Honoring Excellence: Q and A with Sharon Ezzo

January 26, 2023

This interview is one in a series of interviews with recipients of the 2023 ACGME Awards. The awardees join an outstanding group of previous honorees whose work and contributions to graduate medical education (GME) represent the best in the field. They will be honored at the ACGME Annual Educational Conference, taking place on February 23-25, 2023 in Nashville, Tennessee.

2023 Debra L. Dooley GME Program Coordinator Excellence Awardee Sharon Ezzo is an education administrator for epilepsy and clinical neurophysiology programs at the Cleveland Clinic in Cleveland, Ohio.


ACGME: How did you become involved in academic medicine?

Ezzo: I’ve always had an interest in academics. Originally, I went to college to be a high school English teacher but at the last minute, decided it wasn’t for me! The Cleveland Clinic is one of the largest employers and top places to work in the greater Cleveland area and has a well-known reputation. I happened to apply for this position not really knowing what it was or would be. Looking back on the past 11 years as a coordinator, I didn’t anticipate this becoming a successful, amazing, and fulfilling career!

ACGME: What does this award mean to you?

Ezzo: Words can’t even describe what winning this award means to me. I am so incredibly proud of myself and how far I’ve come in my career journey. I’m extremely humbled and honored to have been recognized and nominated by my institution. This award validates all of the hard work, time, and effort I have put in and attributes it to my dedication to the programs, program directors, learners, and faculty members. I am so lucky to work with such supportive and encouraging people.

ACGME: What is the most rewarding part of being a coordinator?

Ezzo: There are many rewarding parts and that’s one thing I love about being a coordinator! It’s rewarding to work as a team with program leadership and to be a respected and integral part of the team. I love when my fellows let me know they see how much do for them and the program, especially when they realize that even after graduation, they still need me to complete their training verification forms!

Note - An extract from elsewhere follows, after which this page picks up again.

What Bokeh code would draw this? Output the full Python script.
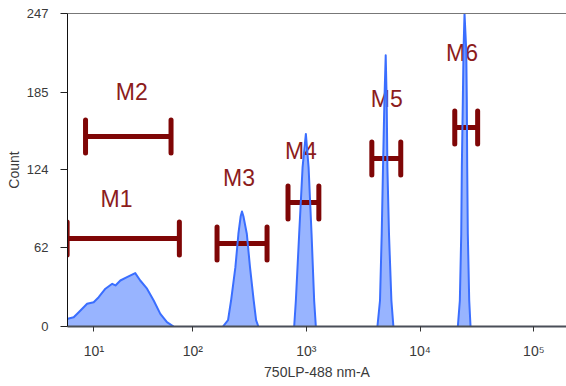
import numpy as np
from bokeh.plotting import figure
from bokeh.models import Range1d, FixedTicker, LinearAxis
from bokeh.core.properties import value
from bokeh.embed import file_html
from bokeh.resources import INLINE

# ---------------- data ----------------
# histogram peaks: intensity (750LP-488 nm-A) and count
peak1_x = [1.0, 1.9, 3.6, 5.1, 7.7, 9.9, 11.7, 14.3, 17.2, 18.7, 21.1, 24.7, 29.8, 33.3, 38.6, 44.5, 51.2, 58.8, 67.5]
peak1_y = [5.5, 6.1, 7.3, 11.3, 17.9, 19.2, 23.1, 29.8, 33.7, 32.4, 36.3, 38.9, 42.1, 36.3, 29.8, 20.5, 10.0, 3.4, 0]
peak2_x = [185, 205, 218, 238, 253, 265, 272, 280, 300, 320, 345, 362, 379]
peak2_y = [0, 5, 20.5, 46.8, 73.2, 87, 90.8, 87, 73.2, 46.8, 20.5, 5, 0]
peak3_x = [783, 810, 866, 928, 992, 1048, 1113, 1173, 1214]
peak3_y = [0, 20.5, 73, 125.7, 152, 125.7, 73, 20.5, 0]
peak4_x = [4221, 4448, 4605, 4727, 4862, 4992, 5093, 5166, 5336, 5601, 5833]
peak4_y = [0, 20.5, 73, 125.7, 178, 214, 178, 125.7, 73, 20.5, 0]
peak5_x = [21500, 22390, 23030, 23310, 23780, 24120, 24610, 25480, 25780, 25990, 26310, 27070, 27790]
peak5_y = [0, 20.5, 73, 125.7, 178, 218, 247, 218, 178, 125.7, 73, 20.5, 0]

# marker gates
marker_names = ["M1", "M2", "M3", "M4", "M5", "M6"]
marker_left = [1.7, 7.2, 164, 691, 3770, 20200]
marker_right = [76, 64, 452, 1290, 6770, 32100]
marker_level = [69.4, 150, 65.5, 97.9, 132.6, 157]
label_x = [19.2, 27.6, 256, 897, 5093, 23400]
label_y = [101, 184.7, 116.8, 138.1, 179.2, 215.5]

y_ticks = [0, 62, 124, 185, 247]
x_tick_values = [10, 100, 1000, 10000, 100000]
x_tick_labels = ["10\u00b9", "10\u00b2", "10\u00b3", "10\u2074", "10\u2075"]
x_lo, x_hi = 1.81, 193900
y_lo, y_hi = 0, 247

# ---------------- display transform (biexponential-like axis) ----------------
COF = 14.0
def disp(v):
    return np.arcsinh(np.asarray(v, dtype=float) / COF) / np.log(10)

FONT = "Liberation Sans"
TXT = "#3a3a3a"
FILL = "#98b4ff"
EDGE = "#3a6eff"
RED = "#7f0606"
CAP = 13

p = figure(width=566, height=386, output_backend="svg", toolbar_location=None,
           x_range=Range1d(float(disp(x_lo)), float(disp(x_hi))),
           y_range=Range1d(y_lo, y_hi),
           min_border_left=67, min_border_right=0, min_border_top=13, min_border_bottom=60)
p.outline_line_color = None
p.xgrid.visible = False
p.ygrid.visible = False
p.background_fill_color = "white"
p.border_fill_color = "white"

peaks = [(peak1_x, peak1_y), (peak2_x, peak2_y), (peak3_x, peak3_y), (peak4_x, peak4_y), (peak5_x, peak5_y)]
xs_fill, ys_fill, xs_line, ys_line = [], [], [], []
for px, py in peaks:
    tx = list(disp(px))
    xs_fill.append([tx[0]] + tx + [tx[-1]])
    ys_fill.append([0] + list(py) + [0])
    xs_line.append(tx)
    ys_line.append(list(py))

# histogram fill
p.patches(xs_fill, ys_fill, fill_color=FILL, line_color=None)

# marker gates
ml = disp(marker_left)
mr = disp(marker_right)
lv = np.array(marker_level, dtype=float)
p.segment(x0=ml, y0=lv, x1=mr, y1=lv, line_color=RED, line_width=5)
p.segment(x0=ml, y0=lv - CAP, x1=ml, y1=lv + CAP, line_color=RED, line_width=5, line_cap="round")
p.segment(x0=mr, y0=lv - CAP, x1=mr, y1=lv + CAP, line_color=RED, line_width=5, line_cap="round")
p.text(x=disp(label_x), y=label_y, text=marker_names, text_align="center", text_baseline="middle",
       text_font=value(FONT), text_font_size="23px", text_color="#8c1c1c")

# histogram outline
p.multi_line(xs_line, ys_line, line_color=EDGE, line_width=2, line_join="round")

# axes
xa = p.xaxis[0]
tick_pos = [round(float(t), 8) for t in disp(x_tick_values)]
xa.ticker = FixedTicker(ticks=tick_pos)
xa.major_label_overrides = {t: lab for t, lab in zip(tick_pos, x_tick_labels)}
xa.minor_tick_line_color = None
xa.major_tick_in = 0
xa.major_tick_out = 5
xa.major_tick_line_color = "#333333"
xa.axis_line_color = "#4a4f58"
xa.axis_line_width = 2
xa.major_label_standoff = 11
xa.major_label_text_font = FONT
xa.major_label_text_font_size = "14px"
xa.major_label_text_color = TXT
xa.axis_label = "750LP-488 nm-A"
xa.axis_label_text_font = FONT
xa.axis_label_text_font_size = "14px"
xa.axis_label_text_font_style = "normal"
xa.axis_label_text_color = TXT
xa.axis_label_standoff = 2

ya = p.yaxis[0]
ya.ticker = FixedTicker(ticks=y_ticks)
ya.minor_tick_line_color = None
ya.major_tick_in = 0
ya.major_tick_out = 7
ya.major_tick_line_color = "#222222"
ya.axis_line_color = "#111111"
ya.axis_line_width = 1
ya.major_label_standoff = 12
ya.major_label_text_font = FONT
ya.major_label_text_font_size = "13px"
ya.major_label_text_color = TXT
ya.axis_label = "Count"
ya.axis_label_text_font = FONT
ya.axis_label_text_font_size = "14px"
ya.axis_label_text_font_style = "normal"
ya.axis_label_text_color = TXT
ya.axis_label_standoff = 2

top = LinearAxis(ticker=FixedTicker(ticks=[]), axis_line_color="#777777", axis_line_width=1,
                 major_tick_line_color=None, minor_tick_line_color=None)
p.add_layout(top, "above")

open("out.html", "w").write(file_html(p, INLINE))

It’s rewarding to see learners grow and build relationships that they will continue to have for years to come. It’s gratifying to work on projects or initiatives that make the program better.

ACGME: What is the most challenging part of being a coordinator?

Ezzo: The ever-changing Program Requirements!

ACGME: What advice do you have to brand-new coordinators who are just starting their careers?

Ezzo: Stick with it! This is such a fun, engaging and rewarding career! I personally know myself, it’s really tough to come with no prior experience or knowledge of health care, let alone GME. Not only do you have to learn a TON of acronyms, but you also do not fully understand the tasks that you’re doing, what they mean, or why they are important. I truly believe takes around three years to feel comfortable and confident in your role. In the first year, you are trying to learn and keep up at the same time. This is the toughest! In the second year, you start getting more understanding of the role and can kind of piece things together. By the third year, you finally have more solid footing! I would encourage you to connect with your specialties coordinator group who may have some great resources available or may be able to match you with a mentor.

ACGME: Is there anything else you would like to add I haven’t asked about?

Ezzo: We wear many hats as coordinators and this keeps the work fresh, exciting, engaging, and most definitely interesting! Eleven years later, I still encounter new and unknown situations, and this pushes me to continually learn, improve, and develop.